To many interested parties it goes without saying that Europe needs such a body, if only to rid itself of the current cumbersome EU-wide arrangements for research funding. Yet the funding gap between the US and the EU is caused by lower research spending by Europe’s business sector. There is a chicken and egg connection at work: better-targeted and more generous research funding should cause a virtuous spillover into more industrial investment.

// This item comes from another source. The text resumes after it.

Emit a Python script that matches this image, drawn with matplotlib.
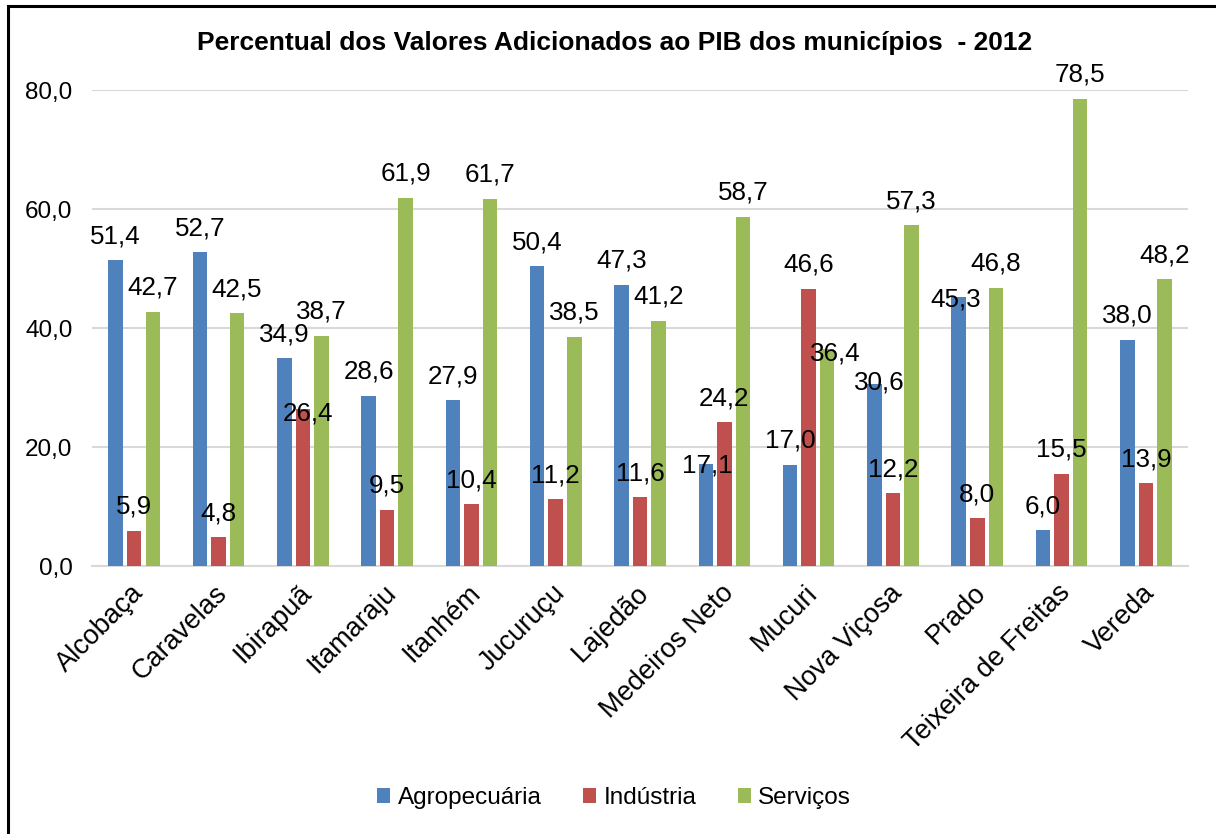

It’s discouraging to juxtapose this European perspective of the value of the National Science Foundation and the role of fundamental research in enabling the knowledge economy with recent actions in this country that demonstrate our support for science is waning. One need not look far to see the evidence that federally-supported research has played a key role in the remarkable success of U.S. innovation. My favorite example comes from IT R&D (no surprise). It’s the Computer Science and Telecommunications Board “tire tracks” chart (here’s a larger version (pdf)), which shows 19 areas of research in IT that, with an interplay of federal and industrial support for R&D, became billion dollar markets. The recent cuts by Congress to NSF and other science agencies as part of the FY 2005 Omnibus Appropriations Bill show a disturbing lack of understanding and support of that crucial federal role.

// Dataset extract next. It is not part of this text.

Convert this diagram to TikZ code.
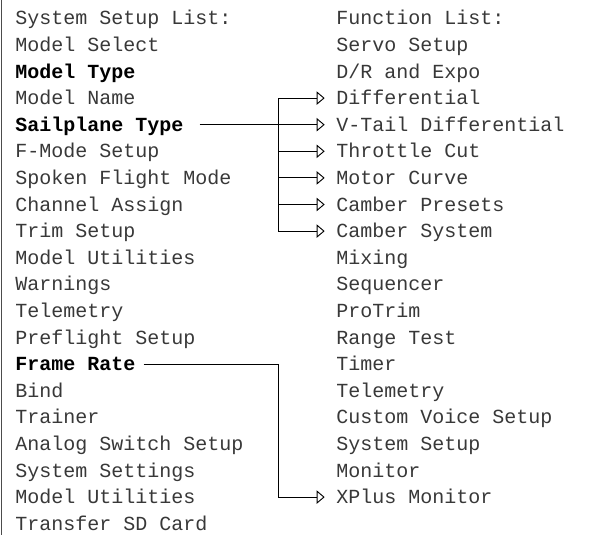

And, if that weren’t bad enough, we’re doing our best to stem the “brain drain” the Europeans show such great concern about by enacting visa policies that do a fair job of keeping the world’s best and brightest away from our shores. Newsweek’s Fareed Zakaria has an interesting piece this week on just that subject: “Rejecting the Next Bill Gates”.
In order to stay competitive we need to remember what made us competitive, and I fear we’re losing sight of that. Clearly, our competitors aren’t.